Solid as a composite polymer

Using a statistical technique known as multivariate image regression (MIR), Canadian chemical engineers have shown that NIR hyperspectral imaging can monitor both the chemical composition and physical properties of composite polymers.

Such composite polymers are becoming more common, as polymer producers increasingly replace virgin polymer resin with fillers such as natural fibres and recycled resin in order to reduce costs and make their products more environmentally friendly. But producing a polymer from a mixture of components is more difficult than producing it from a single type of resin. It requires ensuring that the different components are continuously mixed together in the right proportions and correctly dispersed throughout the polymer material, otherwise the resultant material won't have the desired physical properties.

Several groups have shown that NIR spectroscopy can be used to monitor the chemical composition of composite polymers, including filler concentration, as well as certain physical properties. But they have only done this for polymer melts during production, rather than the more challenging prospect of the finished, solid polymer product. Even though the cooling and solidification process can greatly alter the polymer's physical properties.

To extend NIR spectroscopy to finished polymer composites, Carl Duchesne and his colleagues at Université Laval in Québec turned to a combination of NIR hyperspectral imaging and MIR. In NIR hyperspectral imaging, a charged coupled device and data processing software are combined with NIR spectroscopy to produce a two-dimensional image in which each pixel contains spectral data.

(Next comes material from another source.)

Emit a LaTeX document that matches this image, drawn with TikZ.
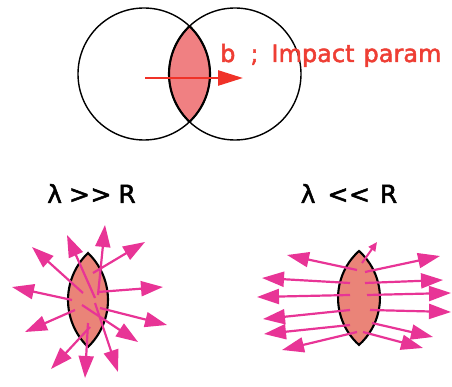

Duchesne and his team used NIR hyperspectral imaging to analyse composites produced from a mixture of the polymer maleic anhydride grafted polyethylene (MAPE) and the natural fibre hemp, in which the hemp concentration varied between 0% and 60%. They then used MIR to try to relate the spectral data to the hemp concentrations and to physical variations that could affect properties such as tensile strength.

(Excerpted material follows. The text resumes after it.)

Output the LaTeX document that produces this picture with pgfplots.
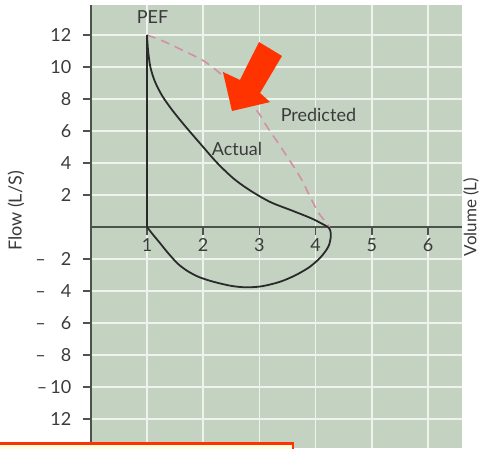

Rather handily, MIR uncovered two main latent variables in the data: one was related to the hemp concentration, while the other was related to physical variations caused by factors such as variations in the crystallinity of MAPE and the orientation of the hemp fibres. As they report in Industrial & Engineering Chemistry Research, this meant that by creating a model based purely on these two variables, Duchesne could accurately determine the hemp concentration and physical properties of the composites. Furthermore, because they used NIR hyperspectral imaging, they could track how these concentrations and properties varied across the composite.

Duchesne is now looking to apply this technique to the real-time monitoring of polymer composite production lines and to the design of new composites with desired physical properties.